The next task is to further break down the operations objectives from the previous step into criteria directly relatable to projects and daily tasks. The goal is to strip away any context around the objectives to reveal raw metrics1 that can be monitored. The question to ask is, “What performance indicator(s) do we measure or need to create in order to move the needle on a particular operations objective?” Flush out as many indicators and metrics for all objectives as conceivable.

There is a plethora of ways to identify and establish the appropriate criteria for each objective. The simplest method is to list all metrics within the span of control of a department and match the ones that have an impact on each strategic objective, and their desired direction (increase or decrease).

Tip: To create a list of indicators, think in terms of personal safety, information security, product or output quality, process efficiency, activity and input costs. At the end of the session deliberately add one more criterion: ease of execution. This balances out aggressively chasing every criterion.  Keep this list to five or fewer criteria.

After establishing the relevant criteria for each objective, you will meet with the leadership team to convert these criteria into numerical values. First, briefly explain how you arrived at the prioritization criteria. Next, comparing only two criteria at a time, designate which is “more important” and which is “less important.” Have criteria definitions ready for clarification. When all criteria have been compared, sort the list in order of decreasing importance. Finally, as a group distribute 100 points across the list. No two criteria may have the same number of points, and the resulting point total must be equal to 100.

Tip: Do not reveal the project list until the prioritization criteria have been established. The point is to establish relative importance, not to debate the merits of individual projects.

Example:

Increase Revenue = Increase operational capacity, reduce product / service delivery time. Reduce Expenses = Increase efficiency and quality rates, increase process completion rates.

Condensed List: Increase Capacity (Throughput2), Reduce Process Lead Time3, Increase Efficiency (Throughput), Reduce Quality Error Rate4, Increase Process Completion Rate (Process Lead Time).

Refined Criteria List: Increase Throughput, Reduce Process Lead Time, Increase Error Rate, Ease of Execution

Refined Criteria with Relative Weights:

Increase Throughput – 35 points

Reduce Process Lead Time – 30 points

Reduce Error Rate – 20 points

Ease of Execution – 15 points

Step Four – Prioritize Using an Impact Scale

The condensed criteria from step three serve as the basis for a highly project-relevant scale of measure for prioritization. However, it is difficult to have a qualitative conversation regarding the impact of a certain project on a specific criterion. It is significantly easier to have this conversation quantitatively so a relative impact scale is needed.

For each criterion, establish a High-Medium-Low-No Impact scale with a numerical points system; 9-3-1-0, respectively, is recommended.  With this prioritization system in hand, begin evaluating the impact of each project on each prioritization criteria.
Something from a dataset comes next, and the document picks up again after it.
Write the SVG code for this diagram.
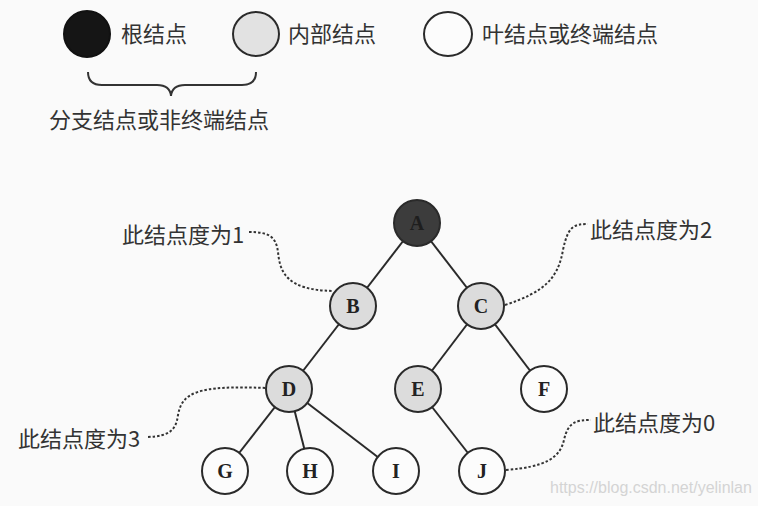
<svg xmlns="http://www.w3.org/2000/svg" width="758" height="506" viewBox="0 0 758 506">
<style>
.bg{fill:#fafafa}
.nd{stroke:#2a2a2a;stroke-width:2}
.root{fill:#3c3c3c}
.inner{fill:#dcdcdc}
.leaf{fill:#fcfcfc}
.lt{font-family:"Times New Roman","Liberation Serif",serif;font-weight:bold;font-size:20px;fill:#222;text-anchor:middle}
.cn{font-family:"Noto Sans CJK SC","Noto Sans",sans-serif;font-size:22px;fill:#333}
.edge{stroke:#2a2a2a;stroke-width:2;fill:none}
.dot{stroke:#333;stroke-width:2;stroke-dasharray:2.5 2;fill:none}
</style>
<rect class="bg" x="0" y="0" width="758" height="506"/>
<g id="legend">
<ellipse cx="87" cy="34" rx="23" ry="23" fill="#151515" stroke="#111" stroke-width="2"/>
<text class="cn" x="121" y="42">根结点</text>
<ellipse cx="256" cy="34" rx="23" ry="22" fill="#e2e2e2" stroke="#2a2a2a" stroke-width="2"/>
<text class="cn" x="288" y="42">内部结点</text>
<ellipse cx="448" cy="34" rx="24" ry="22" fill="#fcfcfc" stroke="#2a2a2a" stroke-width="2"/>
<text class="cn" x="482" y="42">叶结点或终端结点</text>
<path d="M88,72 Q88,85 102,85 L157,85 Q170,85 171,96 Q172,85 185,85 L242,85 Q256,85 256,72" fill="none" stroke="#333" stroke-width="2"/>
<text class="cn" x="49" y="128">分支结点或非终端结点</text>
</g>
<g id="connectors">
<line class="edge" x1="417" y1="223" x2="353" y2="306"/>
<line class="edge" x1="417" y1="223" x2="481" y2="306"/>
<line class="edge" x1="353" y1="306" x2="289" y2="389"/>
<line class="edge" x1="481" y1="306" x2="418" y2="389"/>
<line class="edge" x1="481" y1="306" x2="544" y2="389"/>
<line class="edge" x1="289" y1="389" x2="225" y2="471"/>
<line class="edge" x1="289" y1="389" x2="310" y2="471"/>
<line class="edge" x1="289" y1="389" x2="396" y2="471"/>
<line class="edge" x1="418" y1="389" x2="482" y2="471"/>
<path class="dot" d="M249,232 C268,232 276,236 278,252 C280,272 286,290 333,291"/>
<path class="dot" d="M505,305 C545,292 558,278 563,250 C568,226 574,224 588,224"/>
<path class="dot" d="M148,437 C170,436 176,430 178,415 C182,393 196,385 266,388"/>
<path class="dot" d="M506,470 C545,467 560,458 564,440 C568,422 576,420 591,420"/>
</g>
<g id="node-A"><circle class="nd root" cx="417" cy="223" r="23"/><text class="lt" x="417" y="230" fill="#1a1a1a" style="fill:#1e1e1e">A</text></g>
<g id="node-B"><circle class="nd inner" cx="353" cy="306" r="23"/><text class="lt" x="353" y="313">B</text></g>
<g id="node-C"><circle class="nd inner" cx="481" cy="306" r="23"/><text class="lt" x="481" y="313">C</text></g>
<g id="node-D"><circle class="nd inner" cx="289" cy="389" r="23"/><text class="lt" x="289" y="396">D</text></g>
<g id="node-E"><circle class="nd inner" cx="418" cy="389" r="23"/><text class="lt" x="418" y="396">E</text></g>
<g id="node-F"><circle class="nd leaf" cx="544" cy="389" r="23"/><text class="lt" x="544" y="396">F</text></g>
<g id="node-G"><circle class="nd leaf" cx="225" cy="471" r="23"/><text class="lt" x="225" y="478">G</text></g>
<g id="node-H"><circle class="nd leaf" cx="310" cy="471" r="23"/><text class="lt" x="310" y="478">H</text></g>
<g id="node-I"><circle class="nd leaf" cx="396" cy="471" r="23"/><text class="lt" x="396" y="478">I</text></g>
<g id="node-J"><circle class="nd leaf" cx="482" cy="471" r="23"/><text class="lt" x="482" y="478">J</text></g>
<g id="labels">
<text class="cn" x="122" y="243">此结点度为1</text>
<text class="cn" x="590" y="238">此结点度为2</text>
<text class="cn" x="18" y="447">此结点度为3</text>
<text class="cn" x="593" y="431">此结点度为0</text>
<text x="550" y="493" font-family="Liberation Sans, Arial, sans-serif" font-size="16" fill="#d4d4d4">https://blog.csdn.net/yelinlan</text>
</g>
</svg>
Ask the question, “If this project is completed, what would the resulting impact on each of the criterion be?” The answer will be high, medium, low, or no impact – captured numerically 9, 3, 1, or 0.
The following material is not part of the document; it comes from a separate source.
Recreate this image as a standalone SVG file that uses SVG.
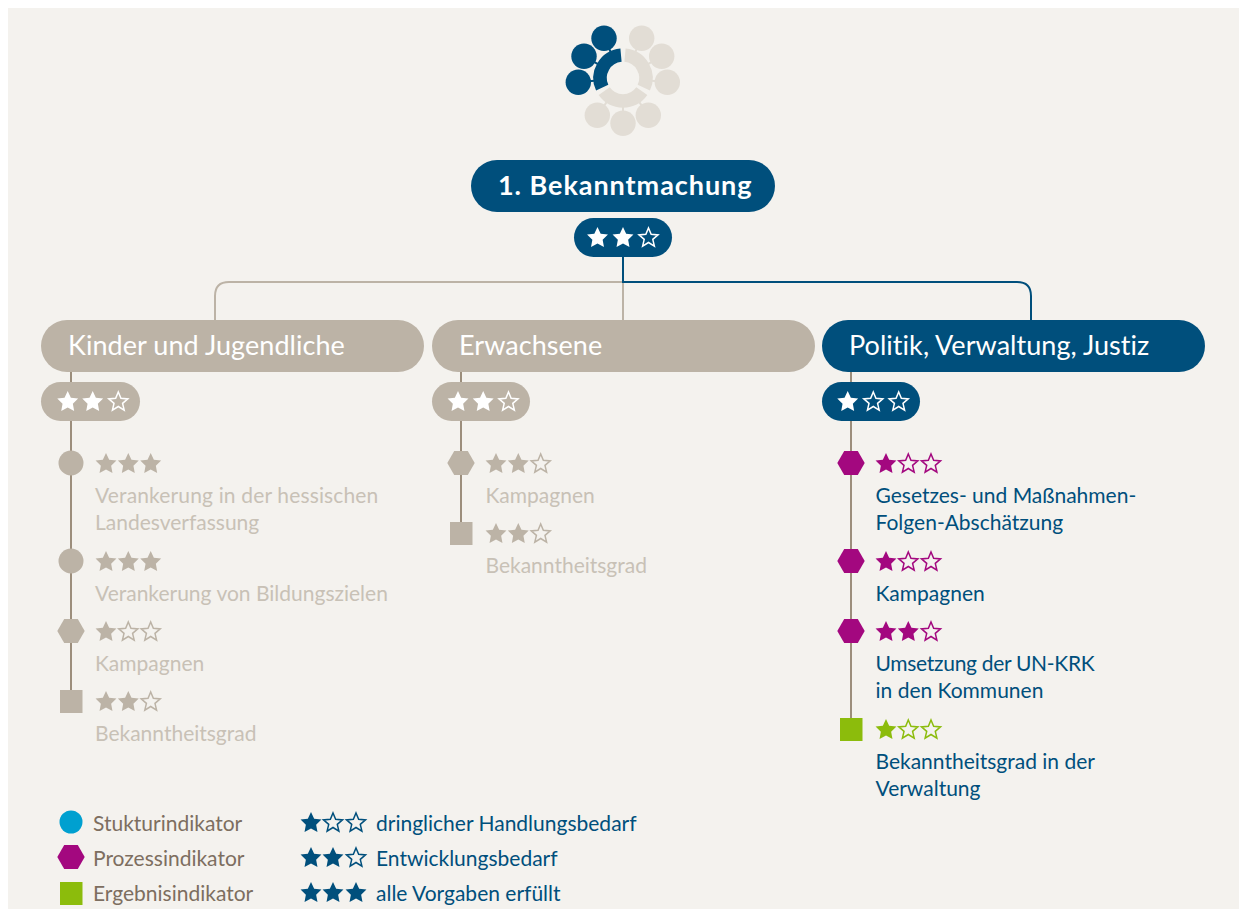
<svg xmlns="http://www.w3.org/2000/svg" width="1239" height="912" viewBox="0 0 1239 912">
<style>
text{font-family:"Lato","Liberation Sans",sans-serif;font-size:21px}
.h{font-size:27px;fill:#fff;letter-spacing:.05px}
.b{font-weight:700;letter-spacing:.95px}
.g{fill:#c8c1b6}.n{fill:#004f7c}.l{fill:#7d6e60}
.w{fill:#fff;stroke:none}.wo{fill:none;stroke:#fff;stroke-width:1.5}
.bg{fill:#bcb3a6;stroke:none}.bo{fill:none;stroke:#bcb3a6;stroke-width:1.5}
.m{fill:#a3087f;stroke:none}.mo{fill:none;stroke:#a3087f;stroke-width:1.5}
.v{fill:#8cbc0c;stroke:none}.vo{fill:none;stroke:#8cbc0c;stroke-width:1.5}
.nv{fill:#004f7c;stroke:none}.nvo{fill:none;stroke:#004f7c;stroke-width:1.5}
.line{fill:none;stroke-width:2}
.arc{fill:none;stroke-width:13.5}
</style>
<defs>
<polygon id="s" points="0,-10 3.17,-3.37 10.46,-2.4 5.14,2.67 6.47,9.9 0,6.4 -6.47,9.9 -5.14,2.67 -10.46,-2.4 -3.17,-3.37"/>
<polygon id="o" points="0,-9 2.65,-2.64 9.51,-2.09 4.28,2.39 5.88,9.09 0,5.5 -5.88,9.09 -4.28,2.39 -9.51,-2.09 -2.65,-2.64"/>
<polygon id="h" points="-13.7,0 -6.8,-12 6.8,-12 13.7,0 6.8,12 -6.8,12"/>
</defs>
<rect x="0" y="0" width="1239" height="912" fill="#fff"/>
<rect x="8" y="8" width="1231" height="901" fill="#f4f2ee"/>

<g id="logo">
<g stroke="#e2ddd5" stroke-width="2">
<line x1="641.7" y1="38.3" x2="634.1" y2="54.5"/><line x1="661.7" y1="56.3" x2="645.7" y2="65.3"/><line x1="667.3" y1="82.3" x2="648.9" y2="80.5"/>
<line x1="648.3" y1="115.3" x2="637.6" y2="99.6"/><line x1="623" y1="123.3" x2="623" y2="104"/><line x1="597.3" y1="115.3" x2="608.4" y2="99.6"/>
</g>
<g stroke="#004f7c" stroke-width="2">
<line x1="604" y1="38.3" x2="611.9" y2="54.5"/><line x1="584" y1="56.3" x2="600.3" y2="65.3"/><line x1="578.3" y1="82.3" x2="597.1" y2="80.5"/>
</g>
<path class="arc" stroke="#004f7c" d="M621 55.1A23 23 0 0 0 602.2 87.7"/>
<path class="arc" stroke="#e2ddd5" d="M625 55.1A23 23 0 0 1 643.8 87.7"/>
<path class="arc" stroke="#e2ddd5" d="M641.8 91.2A23 23 0 0 1 604.2 91.2"/>
<g fill="#004f7c"><circle cx="604" cy="38.3" r="12.7"/><circle cx="584" cy="56.3" r="12.7"/><circle cx="578.3" cy="82.3" r="12.7"/></g>
<g fill="#e2ddd5"><circle cx="641.7" cy="38.3" r="12.7"/><circle cx="661.7" cy="56.3" r="12.7"/><circle cx="667.3" cy="82.3" r="12.7"/><circle cx="648.3" cy="115.3" r="12.7"/><circle cx="623" cy="123.3" r="12.7"/><circle cx="597.3" cy="115.3" r="12.7"/></g>
</g>

<g id="connectors">
<path class="line" stroke="#bcb3a6" d="M623 282H229Q215 282 215 296V320M623 257V320"/>
<path class="line" stroke="#004f7c" d="M623 257V282H1017Q1031 282 1031 296V320"/>
<path class="line" stroke="#9c8e7c" d="M71 372V702M461 372V533M851 372V729"/>
</g>

<g id="root">
<rect x="471" y="160" width="304" height="52" rx="26" fill="#004f7c"/>
<text x="498" y="195" class="h b">1. Bekanntmachung</text>
<rect x="574" y="218" width="98" height="39" rx="19.5" fill="#004f7c"/>
<use href="#s" x="597.5" y="237" class="w"/><use href="#s" x="623" y="237" class="w"/><use href="#o" x="648.5" y="237" class="wo"/>
</g>

<g id="group-kinder">
<rect x="41" y="320" width="383" height="52" rx="26" fill="#bcb3a6"/>
<text x="68" y="355" class="h">Kinder und Jugendliche</text>
<rect x="41" y="382" width="99" height="39" rx="19.5" fill="#bcb3a6"/>
<use href="#s" x="67.700" y="401" class="w"/><use href="#s" x="92.700" y="401" class="w"/><use href="#o" x="118.300" y="401" class="wo"/>
</g>
<g id="group-erwachsene">
<rect x="432" y="320" width="383" height="52" rx="26" fill="#bcb3a6"/>
<text x="459" y="355" class="h">Erwachsene</text>
<rect x="432" y="382" width="98" height="39" rx="19.5" fill="#bcb3a6"/>
<use href="#s" x="458" y="401" class="w"/><use href="#s" x="483.200" y="401" class="w"/><use href="#o" x="508.500" y="401" class="wo"/>
</g>
<g id="group-politik">
<rect x="822" y="320" width="383" height="52" rx="26" fill="#004f7c"/>
<text x="849" y="355" class="h">Politik, Verwaltung, Justiz</text>
<rect x="822" y="382" width="98" height="39" rx="19.5" fill="#004f7c"/>
<use href="#s" x="847.700" y="401" class="w"/><use href="#o" x="873.300" y="401" class="wo"/><use href="#o" x="898.700" y="401" class="wo"/>
</g>

<g id="k1"><circle cx="71" cy="463" r="12.500" fill="#bcb3a6"/>
<use href="#s" x="106" y="463" class="bg"/><use href="#s" x="128.300" y="463" class="bg"/><use href="#s" x="150.700" y="463" class="bg"/>
<text x="95" y="503" class="g" letter-spacing=".15">Verankerung in der hessischen</text><text x="95" y="530" class="g">Landesverfassung</text></g>
<g id="k2"><circle cx="71" cy="561" r="12.500" fill="#bcb3a6"/>
<use href="#s" x="106" y="561" class="bg"/><use href="#s" x="128.300" y="561" class="bg"/><use href="#s" x="150.700" y="561" class="bg"/>
<text x="95" y="601" class="g">Verankerung von Bildungszielen</text></g>
<g id="k3"><use href="#h" x="71" y="631" class="bg"/>
<use href="#s" x="106" y="631" class="bg"/><use href="#o" x="128.300" y="631" class="bo"/><use href="#o" x="150.700" y="631" class="bo"/>
<text x="95" y="671" class="g">Kampagnen</text></g>
<g id="k4"><rect x="60" y="690" width="22.500" height="23" fill="#bcb3a6"/>
<use href="#s" x="106" y="701" class="bg"/><use href="#s" x="128.300" y="701" class="bg"/><use href="#o" x="150.700" y="701" class="bo"/>
<text x="95" y="741" class="g">Bekanntheitsgrad</text></g>

<g id="e1"><use href="#h" x="461" y="463" class="bg"/>
<use href="#s" x="496" y="463" class="bg"/><use href="#s" x="518.300" y="463" class="bg"/><use href="#o" x="540.700" y="463" class="bo"/>
<text x="485.500" y="503" class="g">Kampagnen</text></g>
<g id="e2"><rect x="450" y="522" width="22.500" height="23" fill="#bcb3a6"/>
<use href="#s" x="496" y="533" class="bg"/><use href="#s" x="518.300" y="533" class="bg"/><use href="#o" x="540.700" y="533" class="bo"/>
<text x="485.500" y="573" class="g">Bekanntheitsgrad</text></g>

<g id="p1"><use href="#h" x="851" y="463" class="m"/>
<use href="#s" x="886" y="463" class="m"/><use href="#o" x="908.300" y="463" class="mo"/><use href="#o" x="931" y="463" class="mo"/>
<text x="875.500" y="503" class="n">Gesetzes- und Maßnahmen-</text><text x="875.500" y="530" class="n">Folgen-Abschätzung</text></g>
<g id="p2"><use href="#h" x="851" y="561" class="m"/>
<use href="#s" x="886" y="561" class="m"/><use href="#o" x="908.300" y="561" class="mo"/><use href="#o" x="931" y="561" class="mo"/>
<text x="875.500" y="601" class="n">Kampagnen</text></g>
<g id="p3"><use href="#h" x="851" y="631" class="m"/>
<use href="#s" x="886" y="631" class="m"/><use href="#s" x="908.300" y="631" class="m"/><use href="#o" x="931" y="631" class="mo"/>
<text x="875.500" y="671" class="n" letter-spacing="-.3">Umsetzung der UN-KRK</text><text x="875.500" y="698" class="n">in den Kommunen</text></g>
<g id="p4"><rect x="840" y="718" width="22.500" height="23" fill="#8cbc0c"/>
<use href="#s" x="886" y="729" class="v"/><use href="#o" x="908.300" y="729" class="vo"/><use href="#o" x="931" y="729" class="vo"/>
<text x="875.500" y="769" class="n">Bekanntheitsgrad in der</text><text x="875.500" y="796" class="n">Verwaltung</text></g>

<g id="legend">
<circle cx="71" cy="822" r="11.500" fill="#00a0d0"/>
<use href="#h" x="71" y="857" class="m"/>
<rect x="60" y="882" width="22.500" height="23" fill="#8cbc0c"/>
<text x="93" y="831" class="l">Stukturindikator</text>
<text x="93" y="866" class="l">Prozessindikator</text>
<text x="93" y="901" class="l">Ergebnisindikator</text>
<use href="#s" x="311" y="822" class="nv"/><use href="#o" x="333" y="822" class="nvo"/><use href="#o" x="356" y="822" class="nvo"/>
<use href="#s" x="311" y="857" class="nv"/><use href="#s" x="333" y="857" class="nv"/><use href="#o" x="356" y="857" class="nvo"/>
<use href="#s" x="311" y="892" class="nv"/><use href="#s" x="333" y="892" class="nv"/><use href="#s" x="356" y="892" class="nv"/>
<text x="376" y="831" class="n">dringlicher Handlungsbedarf</text>
<text x="376" y="866" class="n">Entwicklungsbedarf</text>
<text x="376" y="901" class="n">alle Vorgaben erfüllt</text>
</g>
</svg>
Once every project has been evaluated for impact on each criterion and this information is captured in a Prioritization Matrix, calculate the project priority number. The project priority number is the sum product of the criteria weights and the impact numbers. The greater the priority number, the higher the priority of the project.

Example:

Imagine that the team agrees that the project Reduction in New Employee Onboarding Time has the following impact on each criterion:

Increase Throughput: Weight = 35, Impact = 1 (low)
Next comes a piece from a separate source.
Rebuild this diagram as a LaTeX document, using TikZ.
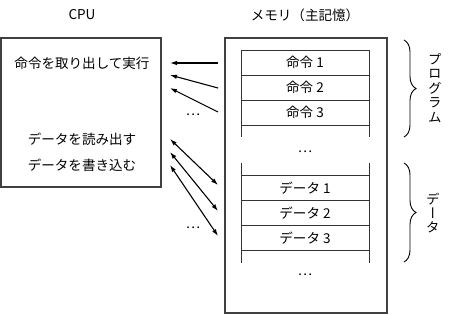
\documentclass[tikz,border=0pt]{standalone}
\usepackage{fontspec}
\setmainfont{Noto Sans CJK JP}
\newfontfamily\vertjp[RawFeature=+vert]{Noto Sans CJK JP}
\usetikzlibrary{arrows.meta, decorations.pathreplacing, positioning}

\begin{document}
\begin{tikzpicture}[
    x=1bp, y=-1bp,
    font=\fontsize{13.6}{15}\selectfont,
    unit/.style={draw=black!75, line width=1.3bp, inner sep=0pt},
    cell/.style={draw=black!80, line width=0.8bp, minimum width=128bp,
      minimum height=25bp, inner sep=0pt, outer sep=0pt},
    rail/.style={draw=black!80, line width=0.8bp},
    fetch/.style={line width=1.1bp, -{Latex[length=7bp, width=4.5bp]}},
    rw/.style={line width=1.1bp,
      {Latex[length=7bp, width=4.5bp]}-{Latex[length=7bp, width=4.5bp]}},
    grp/.style={draw, line width=0.9bp, decorate,
      decoration={brace, amplitude=12bp}},
    vlabel/.style={align=center, inner sep=0pt,
      font=\vertjp\fontsize{13.6}{14.5}\selectfont},
  ]
    \useasboundingbox (0,0) rectangle (450,314);
    % titles
    \node (cputitle) at (82,15) {CPU};
    \node (memtitle) at (305,15) {メモリ（主記憶）};
    % CPU
    \node[unit, minimum width=160bp, minimum height=149bp] (cpu) at (81,112.5) {};
    \node (fetchtxt) at (82,63) {命令を取り出して実行};
    \node (readtxt) at (82,139) {データを読み出す};
    \node (writetxt) at (82,165) {データを書き込む};
    % memory
    \node[unit, minimum width=162bp, minimum height=275bp] (mem) at (306,175.5) {};
    \node[cell] (ins1) at (305,62.5) {命令 1};
    \node[cell, below=0pt of ins1] (ins2) {命令 2};
    \node[cell, below=0pt of ins2] (ins3) {命令 3};
    \draw[rail] (ins3.south west) -- ++(0,12);
    \draw[rail] (ins3.south east) -- ++(0,12);
    \node (insdots) at (305,152) {…};
    \node[cell] (dat1) at (305,188) {データ 1};
    \node[cell, below=0pt of dat1] (dat2) {データ 2};
    \node[cell, below=0pt of dat2] (dat3) {データ 3};
    \draw[rail] (dat1.north west) -- ++(0,-13);
    \draw[rail] (dat1.north east) -- ++(0,-13);
    \draw[rail] (dat3.south west) -- ++(0,12);
    \draw[rail] (dat3.south east) -- ++(0,12);
    \node (datdots) at (305,275) {…};
    % arrow ends
    \coordinate (f1) at (218,63);  \coordinate (g1) at (170,63);
    \coordinate (f2) at (218,88);  \coordinate (g2) at (170,75);
    \coordinate (f3) at (218,112); \coordinate (g3) at (170,88);
    \coordinate (d1) at (218,185); \coordinate (e1) at (170,139);
    \coordinate (d2) at (218,211); \coordinate (e2) at (170,152);
    \coordinate (d3) at (218,236); \coordinate (e3) at (170,165);
    % instruction fetch
    \draw[fetch] (f1) -- (g1);
    \draw[fetch] (f2) -- (g2);
    \draw[fetch] (f3) -- (g3);
    \node (fdots) at (193,115) {…};
    % data read / write
    \draw[rw] (e1) -- (d1);
    \draw[rw] (e2) -- (d2);
    \draw[rw] (e3) -- (d3);
    \node (ddots) at (193,228) {…};
    % braces
    \coordinate (pa) at (404,40);  \coordinate (pb) at (404,137);
    \coordinate (qa) at (404,163); \coordinate (qb) at (404,262);
    \draw[grp] (pa) -- (pb);
    \draw[grp] (qa) -- (qb);
    \node[vlabel] (proglbl) at (435,88) {プ\\ロ\\グ\\ラ\\ム};
    \node[vlabel] (datlbl) at (433,213) {デ\\ー\\タ};
\end{tikzpicture}
\end{document}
Reduce Lead Time: Weight = 30, Impact = 9 (high)

Reduce Error Rate: Weight = 20, Impact = 3 (medium)

Ease of Execution: Weight = 15, Impact = 9 (high)

The sum product of the impact scale and the criteria importance score is 35×1 + 30×9 + 20×3 + 15×9 = 540. The project Reduction in New Employee Onboarding Time has a priority score of 540 out of a possible 900.

As a general rule, projects with priority numbers greater than 540 are of higher priority while the ones with lower priority numbers are of lower priority.

Use this Prioritization Matrix Template (includes an example) to structure and conduct the project prioritization exercise.

Step Five – Manage Resource Loading

Although it may be tempting to do so, refrain from fully loading every project resource. Resources should be loaded no more than 95% of their total available time. This allows for a 5% margin for uncertainty. If you overburden project resources with more work than their capacity you risk negating the benefits of this prioritization exercise. Fill the project execution schedule for 6-12 months and no more.

Once the project pipeline is established based on this prioritization process, make sure all stakeholders know that any requests for additional projects will be routed through the project prioritization process before being added to the pipeline. If the priority number of the new project fails to out-prioritize other projects already in the execution pipeline, then it must simply wait its turn. If the person requesting the project insists, shift the conversation away from comparing the individual projects to the priority system. Have the discussion within the context of the criteria, scale of impact, and priority numbers rather than a subjective conversation based on assumptions and myopic foresight.

Do what is necessary to field incoming projects, the originators of which often try to circumvent the prioritization process. Let that be met with a very methodical “No.”

Reap the Rewards

Project selection and prioritization is the critical front-end component of Project Management. The prioritization system must be built upon a foundation of unwavering strategically aligned criteria. This results in a consistent methodology for creating an efficient, impactful project execution schedule that delivers quality results on time. This systematic approach also sets clear expectations on work load limits and project completion times for all stakeholders.

References:

  1. Metrics are indicators or factors that measure a trend. For example: speed (metric) is used to measure pace (trend).
  2. Throughput is a measure of how fast a process step can convert inputs into outputs measured in units/time. For example: the number of insurance claims that can be evaluated and processed per day.
  3. Process Lead Time is the time it takes from beginning to end of an entire process. For example: The time between placing an order online until the item is delivered at the customer’s door.
  4. Quality Error Rate (%) is the number of defect units of output divided by the total number of units produced per day inclusive.